For another example of hyperreality, Sherwin points to Johnnie Cochran's exhortation to the jury in the O.J. Simpson trial to "do the right thing" and "keep their eyes on the prize." Sherwin reminds us that "these neatly packaged soundbite phrases" (24) come from Spike Lee's film and PBS's documentary series on Dr. Martin Luther King, Jr. What's hyperreal about that? Smart lawyers recycle phrases that are on people's lips and in their memories.
At the root of what seems strained to me in Sherwin's approach is his view of the source of the stories that matter. "For most people," he says, "the source is not difficult to ascertain. It is the visual mass media.... This vast electronic archive provides us with the knowledge and interpretation skills we need to make sense of ordinary reality" (21). This statement misses the influence of family and friends, of schools and other institutions, of books and other arts, of a person's own life experience. All are sources of meanings different than the common currency of the mass media. Media stories affect us in important ways. But much of who we are and what we know comes from other contexts and traditions.
The trial court is one such context. Skilled trial lawyers, as I found out when I did the fieldwork for my book The Trial Lawyer's Art, make the proceedings a performance that will hold jurors' attention for days or weeks on end. This sort of storytelling is the antithesis of the mass media's slam-bang techniques. True, most people get their notions of what trials are like from the media; yet once they become jurors they are inducted into another sphere with its own practices and expectations. True, lawyers may seize on the latest scandal in the news or the latest technological visual aid if they think these will help their case; yet the main coordinates they work from lie not in the media, but in a centuries' long, still vital craft tradition.
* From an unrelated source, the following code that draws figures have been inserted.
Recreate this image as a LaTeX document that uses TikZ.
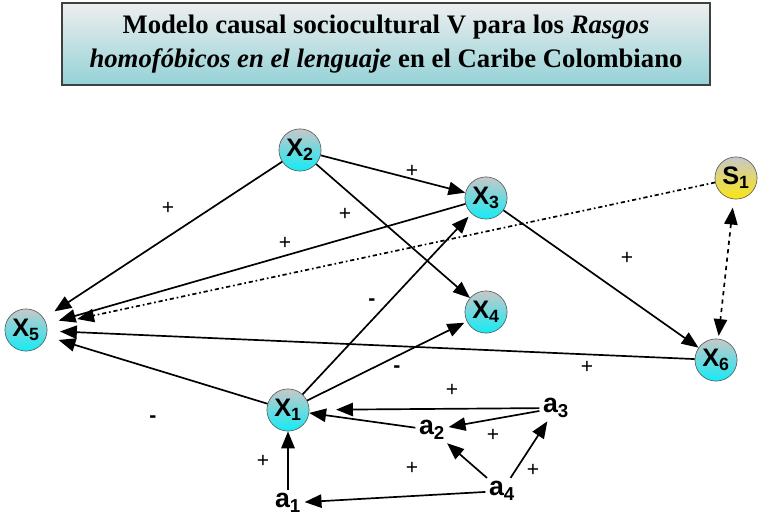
\documentclass[tikz,border=0pt]{standalone}
\usepackage{fontspec}
\setmainfont{Liberation Serif}
\newfontfamily\nodefont{Liberation Sans}
\usetikzlibrary{positioning,arrows.meta}

\definecolor{titletop}{RGB}{238,238,238}
\definecolor{titlebot}{RGB}{148,210,215}
\definecolor{vartop}{RGB}{200,200,200}
\definecolor{varbot}{RGB}{20,235,245}
\definecolor{sbot}{RGB}{250,230,20}

\tikzset{
  var/.style={circle, draw=black!70, thin, minimum size=30pt, inner sep=0pt,
    top color=vartop, bottom color=varbot,
    font=\nodefont\bfseries\fontsize{18}{18}\selectfont},
  svar/.style={var, bottom color=sbot},
  avar/.style={inner sep=2pt, font=\nodefont\bfseries\fontsize{19}{19}\selectfont},
  sign/.style={font=\nodefont\fontsize{15}{15}\selectfont},
}

\begin{document}
\begin{tikzpicture}[x=0.025cm, y=-0.025cm, ->, >={Triangle[length=12pt,width=9.5pt]}, line width=1.2pt]
	\useasboundingbox (0,0) rectangle (768,524);

	% title
	\node[draw=black!75, line width=1.3pt, rectangle, top color=titletop, bottom color=titlebot,
		minimum width=16.2cm, minimum height=2.05cm, align=center,
		font=\bfseries\fontsize{19}{24}\selectfont] (title) at (386,44)
		{Modelo causal sociocultural V para los \textit{Rasgos}\\
		 \textit{homof\'obicos en el lenguaje} en el Caribe Colombiano};

	% variables
	\node[var] (X2) at (300,150) {X\textsubscript{2}};
	\node[var] (X3) at (486,198) {X\textsubscript{3}};
	\node[svar] (S1) at (736,178) {S\textsubscript{1}};
	\node[var] (X5) at (26,330) {X\textsubscript{5}};
	\node[var] (X4) at (486,312) {X\textsubscript{4}};
	\node[var] (X6) at (716,360) {X\textsubscript{6}};
	\node[var] (X1) at (288,410) {X\textsubscript{1}};

	\node[avar] (a1) at (288,503) {a\textsubscript{1}};
	\node[avar] (a2) at (432,430) {a\textsubscript{2}};
	\node[avar] (a3) at (556,408) {a\textsubscript{3}};
	\node[avar] (a4) at (502,491) {a\textsubscript{4}};

	% arrows
	\draw[shorten >=9pt] (X2) -- (X5);
	\draw (X2) -- (X3);
	\draw (X2) -- (X4);
	\draw[shorten >=9pt] (X3) -- (X5);
	\draw (X3) -- (X6);
	\draw[dash dot, shorten >=22pt] (S1) -- (X5);
	\draw[<->, dashed, shorten <=6pt, shorten >=2pt] (S1) -- (X6);
	\draw[shorten >=9pt] (X6) -- (X5);
	\draw[shorten >=9pt] (X1) -- (X5);
	\draw[shorten >=3pt] (X1) -- (X3);
	\draw[shorten >=2pt] (X1) -- (X4);

	\draw (a1) -- (X1);
	\draw[shorten >=19pt] (a3) -- (X1);
	\draw (a2) -- (X1);
	\draw (a3) -- (a2);
	\draw (a4) -- (a2);
	\draw (a4) -- (a3);
	\draw (a4) -- (a1);

	% signs
	\node[sign] (s25) at (168,208) {+};
	\node[sign] (s23) at (412,171) {+};
	\node[sign] (s24) at (345,214) {+};
	\node[sign] (s35) at (285,243) {+};
	\node[sign] (s36) at (627,258) {+};
	\node[sign] (s13) at (372,302) {\bfseries -};
	\node[sign] (s14) at (397,369) {\bfseries -};
	\node[sign] (s65) at (587,367) {+};
	\node[sign] (s15) at (153,419) {\bfseries -};
	\node[sign] (sa31) at (452,390) {+};
	\node[sign] (sa32) at (493,435) {+};
	\node[sign] (sa11) at (263,461) {+};
	\node[sign] (sa42) at (412,468) {+};
	\node[sign] (sa43) at (533,470) {+};
\end{tikzpicture}
\end{document}
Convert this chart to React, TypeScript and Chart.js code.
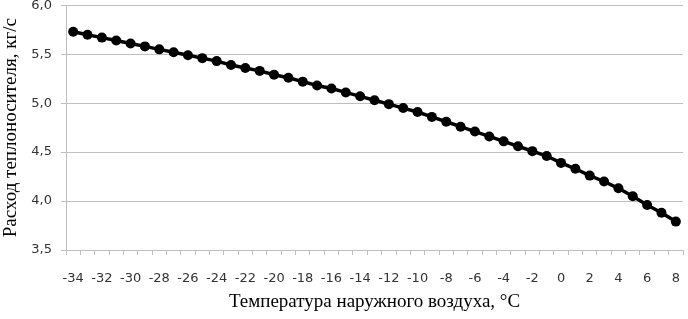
import React, { useEffect, useRef } from "react";
import { Chart, registerables } from "chart.js";

Chart.register(...registerables);

const temperatures: number[] = [
  -34, -33, -32, -31, -30, -29, -28, -27, -26, -25, -24, -23, -22, -21, -20,
  -19, -18, -17, -16, -15, -14, -13, -12, -11, -10, -9, -8, -7, -6, -5, -4,
  -3, -2, -1, 0, 1, 2, 3, 4, 5, 6, 7, 8,
];

const flowRate: number[] = [
  5.73, 5.70, 5.67, 5.64, 5.61, 5.58, 5.55, 5.52, 5.49, 5.46, 5.43, 5.39,
  5.36, 5.33, 5.29, 5.26, 5.22, 5.18, 5.15, 5.11, 5.07, 5.03, 4.99, 4.95,
  4.91, 4.86, 4.81, 4.76, 4.71, 4.66, 4.61, 4.56, 4.51, 4.46, 4.39, 4.33,
  4.26, 4.20, 4.13, 4.05, 3.96, 3.88, 3.79,
];

const yMin = 3.5;
const yMax = 6.0;
const yStep = 0.5;

const xTitle = "Температура наружного воздуха, °С";
const yTitle = "Расход теплоносителя, кг/с";

export default function App() {
  const canvasRef = useRef<HTMLCanvasElement | null>(null);

  useEffect(() => {
    document.body.style.margin = "0";
    const ctx = canvasRef.current;
    if (!ctx) return;
    const chart = new Chart(ctx, {
      type: "line",
      data: {
        labels: temperatures.map((t) => String(t)),
        datasets: [
          {
            data: flowRate,
            borderColor: "#000000",
            backgroundColor: "#000000",
            borderWidth: 3.5,
            pointRadius: 5,
            pointBackgroundColor: "#000000",
            pointBorderColor: "#000000",
            pointBorderWidth: 0,
            tension: 0,
          },
        ],
      },
      options: {
        animation: false,
        responsive: false,
        maintainAspectRatio: false,
        layout: { padding: { left: 0, right: -1.5, top: 0, bottom: 6 } },
        plugins: {
          legend: { display: false },
          tooltip: { enabled: false },
        },
        scales: {
          x: {
            type: "category",
            offset: true,
            grid: {
              offset: true,
              drawOnChartArea: false,
              drawTicks: true,
              tickLength: 5,
              color: "#bfbfbf",
            },
            border: { display: true, color: "#bfbfbf", width: 1 },
            ticks: {
              autoSkip: false,
              maxRotation: 0,
              padding: 16,
              color: "#333333",
              font: { family: "DejaVu Sans", size: 13 },
              callback: (_v: any, i: number) =>
                temperatures[i] % 2 === 0 ? String(temperatures[i]) : "",
            },
            title: {
              display: true,
              text: xTitle,
              color: "#000000",
              font: { family: "Liberation Serif", size: 19 },
              padding: { top: 4, bottom: 0 },
            },
            afterFit: (s: any) => {
              s.height = 63;
              s.paddingLeft = 0;
              s.paddingRight = 0;
            },
          },
          y: {
            min: yMin,
            max: yMax,
            grid: {
              color: "#bfbfbf",
              drawTicks: true,
              tickLength: 5,
            },
            border: { display: true, color: "#bfbfbf", width: 1 },
            ticks: {
              stepSize: yStep,
              padding: 9,
              color: "#333333",
              font: { family: "DejaVu Sans", size: 13 },
              callback: (v: any) => Number(v).toFixed(1).replace(".", ","),
            },
            title: {
              display: true,
              text: yTitle,
              color: "#000000",
              font: { family: "Liberation Serif", size: 19 },
              padding: { top: 0, bottom: 9 },
            },
            afterFit: (s: any) => {
              s.width = 66;
              s.paddingTop = 5.3;
              s.paddingBottom = 0;
            },
          },
        },
      },
    });
    return () => chart.destroy();
  }, []);

  return (
    <div style={{ width: 688, height: 319, position: "relative" }}>
      <canvas ref={canvasRef} width={688} height={319} style={{ width: 688, height: 319 }} />
    </div>
  );
}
This tradition has evinced much interest in the very matters of contingency that When Law Goes Pop regards as the key to affirmative postmodernism. Read Clarence Darrow's closing statements--the Leopold and Loeb case is a good place to start--and you can see the presence of a double frame of reference: one speaking in blunt certainties, the other circling around painful mysteries of human conduct. A lawyer, after all, has to get the jury to act decisively, but the jury may balk if the account ignores life's complexity. Affirmative postmodernism seems less of a break from past understandings than a continuation. Dilemmas of necessity and freedom have been the most enduring of themes for artistic representation.
The main threat to justice in the United States is not, I think, that the public will lose sight of the difference between image and reality. It is that the system will prove incapable of facing the reality of its failures to offer good legal representation to the poor and otherwise disadvantaged. If the law's direction is complacency rather than repair, cynicism will be well justified.